**What is expected:** How many lines of these entries hold the string "this"? Answer with the number alone.

**Items:**
○ ○ ○ ○ ○
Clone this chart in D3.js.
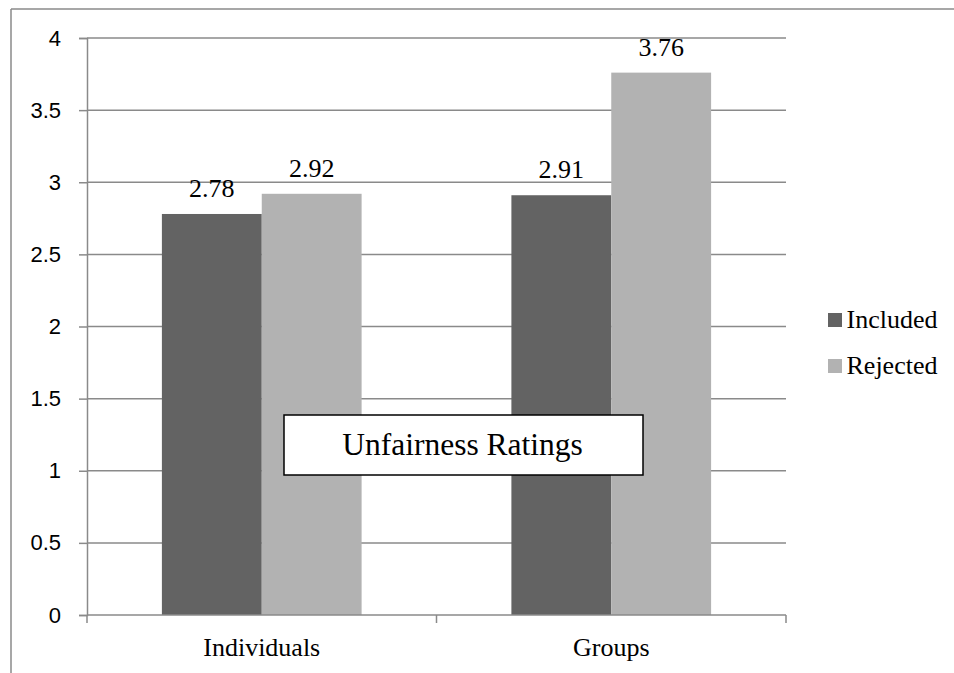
<!DOCTYPE html>
<html>
<head>
<meta charset="utf-8">
<script src="https://cdn.jsdelivr.net/npm/d3@7"></script>
<style>
  html, body { margin: 0; padding: 0; background: #fff; }
  svg { display: block; }
  .serif { font-family: "Liberation Serif", "DejaVu Serif", serif; }
  .sans { font-family: "Liberation Sans", sans-serif; }
</style>
</head>
<body>
<svg id="chart" width="954" height="673"></svg>
<script>
// Chart data
const categories = ["Individuals", "Groups"];
const seriesNames = ["Included", "Rejected"];
const included = [2.78, 2.91];
const rejected = [2.92, 3.76];
const yTicks = [0, 0.5, 1, 1.5, 2, 2.5, 3, 3.5, 4];
const chartTitle = "Unfairness Ratings";

const colors = { Included: "#636363", Rejected: "#b2b2b2" };
const gridColor = "#8a8a8a";

const svg = d3.select("#chart");

// Outer chart-area frame (top and left edges visible)
svg.append("line").attr("x1", 11).attr("x2", 954).attr("y1", 9).attr("y2", 9)
  .attr("stroke", gridColor).attr("stroke-width", 1.5);
svg.append("line").attr("x1", 11).attr("x2", 11).attr("y1", 9).attr("y2", 673)
  .attr("stroke", gridColor).attr("stroke-width", 1.5);

const plot = { left: 87, right: 786, top: 38, bottom: 615 };

const x = d3.scaleBand().domain(categories).range([plot.left, plot.right]).paddingInner(0).paddingOuter(0);
const xs = d3.scaleBand().domain(seriesNames).range([0, x.bandwidth()]).paddingInner(0).paddingOuter(0.75);
const y = d3.scaleLinear().domain([0, 4]).range([plot.bottom, plot.top]);

// Horizontal gridlines
svg.append("g").selectAll("line").data(yTicks.filter(d => d > 0)).join("line")
  .attr("x1", plot.left).attr("x2", plot.right)
  .attr("y1", d => y(d)).attr("y2", d => y(d))
  .attr("stroke", gridColor).attr("stroke-width", 1.5);

// Bars
const rows = categories.map((c, i) => ({ cat: c, values: [
  { name: "Included", value: included[i] },
  { name: "Rejected", value: rejected[i] }
]}));

const groups = svg.append("g").selectAll("g").data(rows).join("g")
  .attr("transform", d => `translate(${x(d.cat)},0)`);

groups.selectAll("rect").data(d => d.values).join("rect")
  .attr("x", d => xs(d.name))
  .attr("width", xs.bandwidth())
  .attr("y", d => y(d.value))
  .attr("height", d => y(0) - y(d.value))
  .attr("fill", d => colors[d.name]);

groups.selectAll("text").data(d => d.values).join("text")
  .attr("class", "serif")
  .attr("x", d => xs(d.name) + xs.bandwidth() / 2)
  .attr("y", d => y(d.value) - 17)
  .attr("text-anchor", "middle")
  .style("font-size", "26px")
  .attr("fill", "#000")
  .text(d => d.value.toFixed(2));

// Y axis
const yAxis = d3.axisLeft(y).tickValues(yTicks).tickSize(8).tickPadding(18)
  .tickFormat(d => d3.format("~g")(d));
const gy = svg.append("g").attr("transform", `translate(${plot.left},0)`).call(yAxis);
gy.attr("font-family", null).attr("font-size", null);
gy.select(".domain").attr("stroke", gridColor).attr("stroke-width", 1.5);
gy.selectAll(".tick line").attr("stroke", gridColor).attr("stroke-width", 1.5);
gy.selectAll(".tick text").attr("class", "sans").style("font-size", "22px").attr("fill", "#000");

// X axis with ticks at category boundaries
svg.append("line").attr("x1", plot.left).attr("x2", plot.right)
  .attr("y1", plot.bottom).attr("y2", plot.bottom)
  .attr("stroke", gridColor).attr("stroke-width", 1.5);
const boundaries = [plot.left].concat(categories.map(c => x(c) + x.bandwidth()));
svg.append("g").selectAll("line").data(boundaries).join("line")
  .attr("x1", d => d).attr("x2", d => d)
  .attr("y1", plot.bottom).attr("y2", plot.bottom + 8)
  .attr("stroke", gridColor).attr("stroke-width", 1.5);
svg.append("g").selectAll("text").data(categories).join("text")
  .attr("class", "serif")
  .attr("x", d => x(d) + x.bandwidth() / 2)
  .attr("y", 656)
  .attr("text-anchor", "middle")
  .style("font-size", "26px")
  .attr("fill", "#000")
  .text(d => d);

// Title box
svg.append("rect").attr("x", 284).attr("y", 415).attr("width", 359).attr("height", 60)
  .attr("fill", "#fff").attr("stroke", "#000").attr("stroke-width", 1.5);
svg.append("text").attr("class", "serif")
  .attr("x", 462.5).attr("y", 455)
  .attr("text-anchor", "middle")
  .style("font-size", "31.5px")
  .attr("fill", "#000")
  .text(chartTitle);

// Legend
const legend = svg.append("g").selectAll("g").data(seriesNames).join("g")
  .attr("transform", (d, i) => `translate(828,${313 + i * 46})`);
legend.append("rect").attr("width", 14).attr("height", 14).attr("fill", d => colors[d]);
legend.append("text").attr("class", "serif")
  .attr("x", 18.5).attr("y", 14.5)
  .style("font-size", "26px").attr("fill", "#000")
  .text(d => d);
</script>
</body>
</html>
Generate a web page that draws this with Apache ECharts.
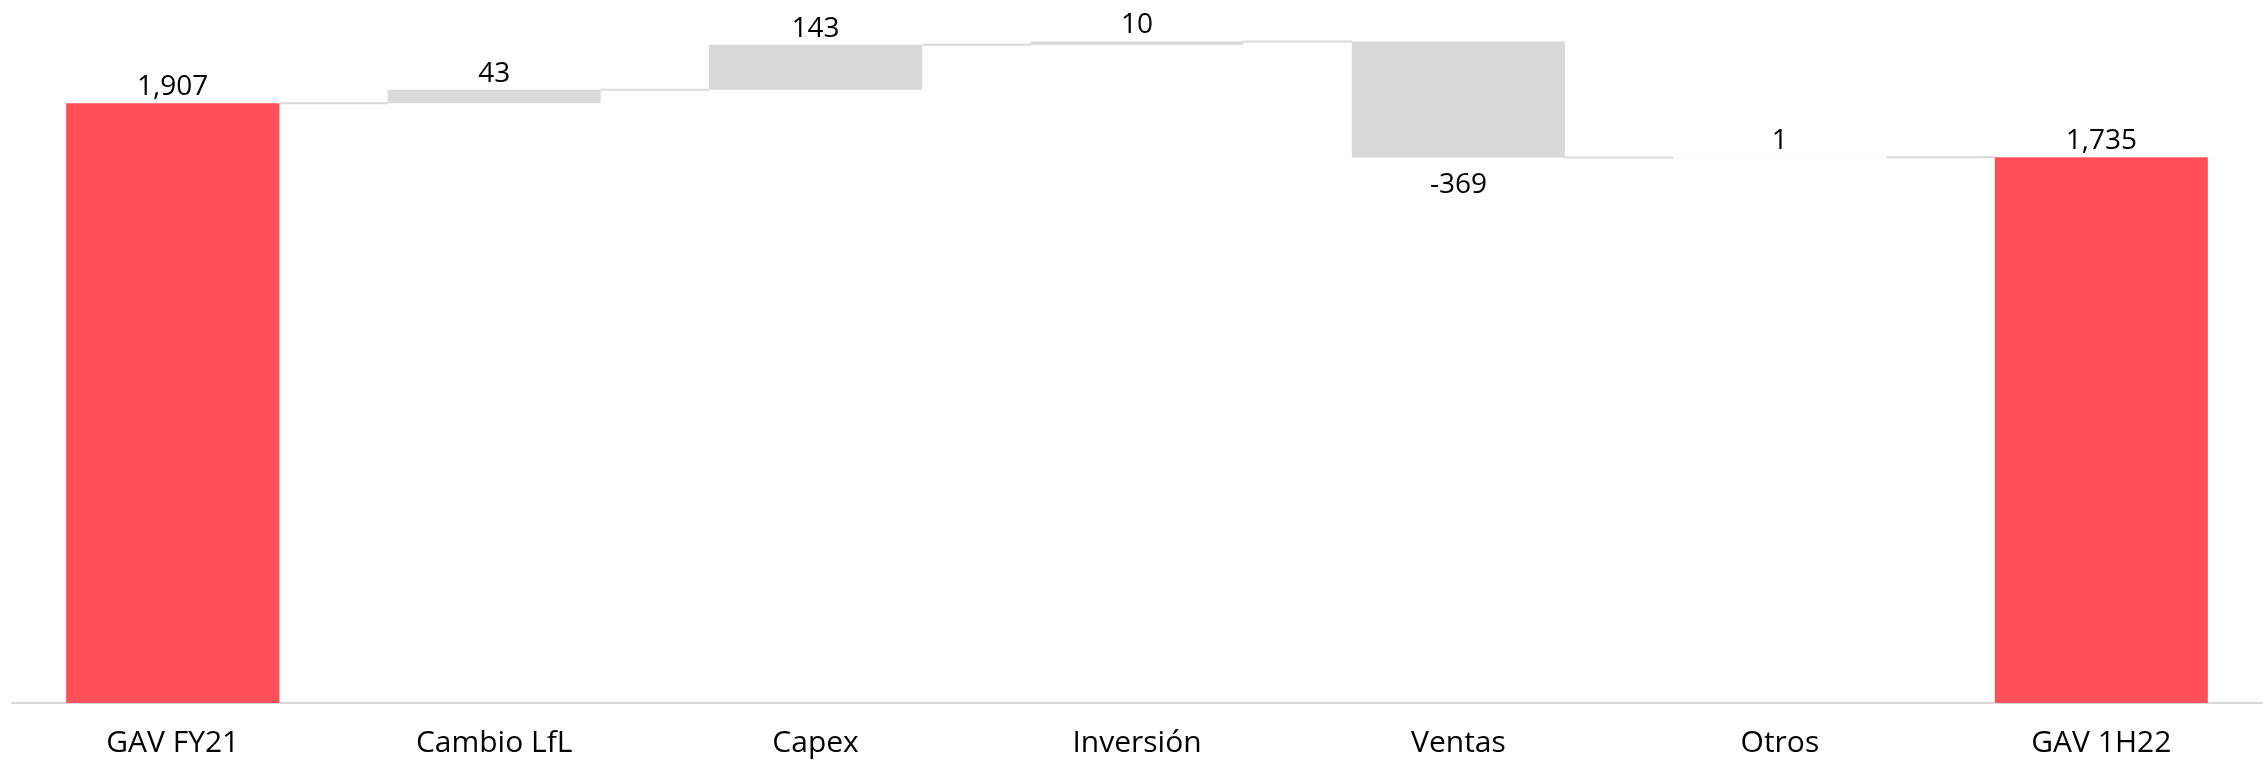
<!DOCTYPE html>
<html>
<head>
<meta charset="utf-8">
<script src="https://cdn.jsdelivr.net/npm/echarts@6/dist/echarts.min.js"></script>
<style>
html,body{margin:0;padding:0;background:#fff;}
#chart{width:2265px;height:763px;}
</style>
</head>
<body>
<div id="chart"></div>
<script>
const categories = ['GAV FY21', 'Cambio LfL', 'Capex', 'Inversión', 'Ventas', 'Otros', 'GAV 1H22'];
const values = [1907, 43, 143, 10, -369, 1, 1735];
const isTotal = [true, false, false, false, false, false, true];

const TOTAL_COLOR = '#FF505A';
const DELTA_COLOR = '#D9D9D9';
const FONT = '"Open Sans", "Noto Sans", sans-serif';

// derive waterfall pieces from the values
const base = [], visible = [], levels = [];
let running = 0;
values.forEach((v, i) => {
  if (isTotal[i]) {
    base.push(0);
    visible.push(v);
    running = v;
  } else {
    base.push(Math.min(running, running + v));
    visible.push(Math.abs(v));
    running += v;
  }
  levels.push(running);
});

const fmt = n => n.toLocaleString('en-US');
const BAR_FRAC = 0.663;

const visData = visible.map((h, i) => ({
  value: h,
  itemStyle: { color: isTotal[i] ? TOTAL_COLOR : (i === 5 ? '#F2F2F2' : DELTA_COLOR) },
  label: {
    show: true,
    position: values[i] < 0 ? 'bottom' : 'top',
    distance: values[i] < 0 ? 13 : 2,
    formatter: () => fmt(values[i])
  }
}));

const connectorData = levels.slice(0, -1).map((lv, i) => [i, lv]);

const chart = echarts.init(document.getElementById('chart'), null, { renderer: 'canvas' });
chart.setOption({
  animation: false,
  backgroundColor: '#fff',
  grid: { left: 12, right: 3, top: 11, bottom: 60, containLabel: false },
  xAxis: {
    type: 'category',
    data: categories,
    axisLine: { show: true, lineStyle: { color: '#D9D9D9', width: 2 } },
    axisTick: { show: false },
    axisLabel: { color: '#000', fontSize: 30, fontFamily: FONT, margin: 25 },
    splitLine: { show: false }
  },
  yAxis: {
    type: 'value',
    min: 0,
    max: 2200,
    show: false,
    splitLine: { show: false }
  },
  series: [
    {
      type: 'bar',
      stack: 'w',
      data: base,
      barWidth: (BAR_FRAC * 100) + '%',
      itemStyle: { color: 'transparent' },
      silent: true
    },
    {
      type: 'bar',
      stack: 'w',
      data: visData,
      barWidth: (BAR_FRAC * 100) + '%',
      label: { color: '#000', fontSize: 28, fontFamily: FONT }
    },
    {
      type: 'custom',
      data: connectorData,
      silent: true,
      z: 1,
      renderItem: (params, api) => {
        const i = api.value(0);
        const lv = api.value(1);
        const p1 = api.coord([i, lv]);
        const p2 = api.coord([i + 1, lv]);
        const bw = api.size([1, 0])[0] * BAR_FRAC;
        return {
          type: 'line',
          shape: { x1: p1[0] + bw / 2, y1: p1[1], x2: p2[0] - bw / 2, y2: p2[1] },
          style: { stroke: '#D9D9D9', lineWidth: 2 }
        };
      }
    }
  ]
});
</script>
</body>
</html>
○ ○ ○ ○ ○
**Exercise result:** 2